また薬剤性肝障害に特徴的な症状があるわけではなく、たとえばアレルギー特異体質による場合は、アレルギー症状として、発症早期の発熱、発疹、関節痛などがみられますし、黄疸や全身の痒みで気づかれることもあります。またどのようなタイプであっても肝障害が進行してくると肝機能低下の症状として全身倦怠感、食欲不振、悪心、嘔吐、黄疸などが現れてきます。
尿がコーラや醤油のような濃い色になったり、どうしようもなく体がだるい、食事がとれないなどの症状が現れてきたときには、かなり肝障害が進行している可能性があるため、直ちに主治医に報告し検査を受けることが必要です。

 薬剤性肝障害が起こっていることを早いうちに発見し起因薬物を中止できれば、肝機能は速やかに改善し軽症ですむことが大部分で、命に関わるよう事態に至ることはまず避けることができます。
しかし、発見が遅れ、起こっている肝障害に気づかないまま漫然と薬の服用を続けてしまい、黄疸や食欲不振など重篤な症状が出てくるまで気づかれずにいると結果的に重症肝炎になってしまう。そのような例の中には肝不全に陥るものもあり、こうなると命が脅かされ、肝移植を考慮しなければならなくなるような場合さえあります。

【薬物性肝障害を予防するために】
 過去に自分が肝障害や何らかの問題を起こしたことがある薬に関しては、原則、再度の使用は避けます。さらに単独では大丈夫であった薬でも、他の薬と一緒に飲むことで肝障害が出る場合がありますし、またお酒を多量に飲む人、肝臓や腎臓が悪い人は副作用が出やすい傾向があり注意が必要です。
いわゆるアレルギー体質の方も、あらかじめ主治医にそのことを伝えるようにしてください。

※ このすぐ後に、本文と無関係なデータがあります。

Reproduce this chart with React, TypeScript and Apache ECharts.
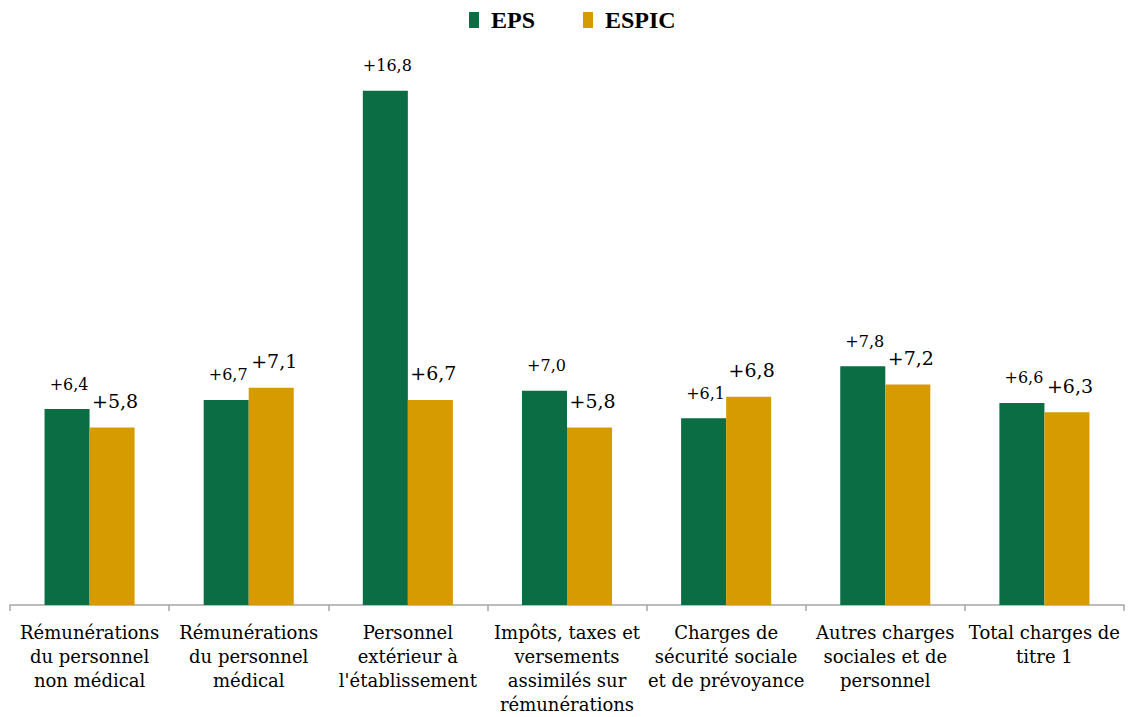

 もし肝機能障害が見つかった場合、それが薬剤によるものかどうかを判断する確定的な方法がないため、他の原因による肝障害の可能性を除外し、薬物の使用と肝障害の経過の関係から起因薬物を推測するかたちで行われるのが一般的で、もし薬の関与が否定できない場合は、直ちに服用を中止したり、薬を変更することになります。

 どんな薬でも、肝障害を引き起こす可能性があり、それを事前に予測することは困難ですから新たにお薬を飲み始めた場合は、きちんと定期的に主治医の診察や血液検査を受けることが非常に大切なのです。せっかく病気を治すために飲み始めた薬で、新たな病気を生じてしまうようなことだけは避けなければなりません。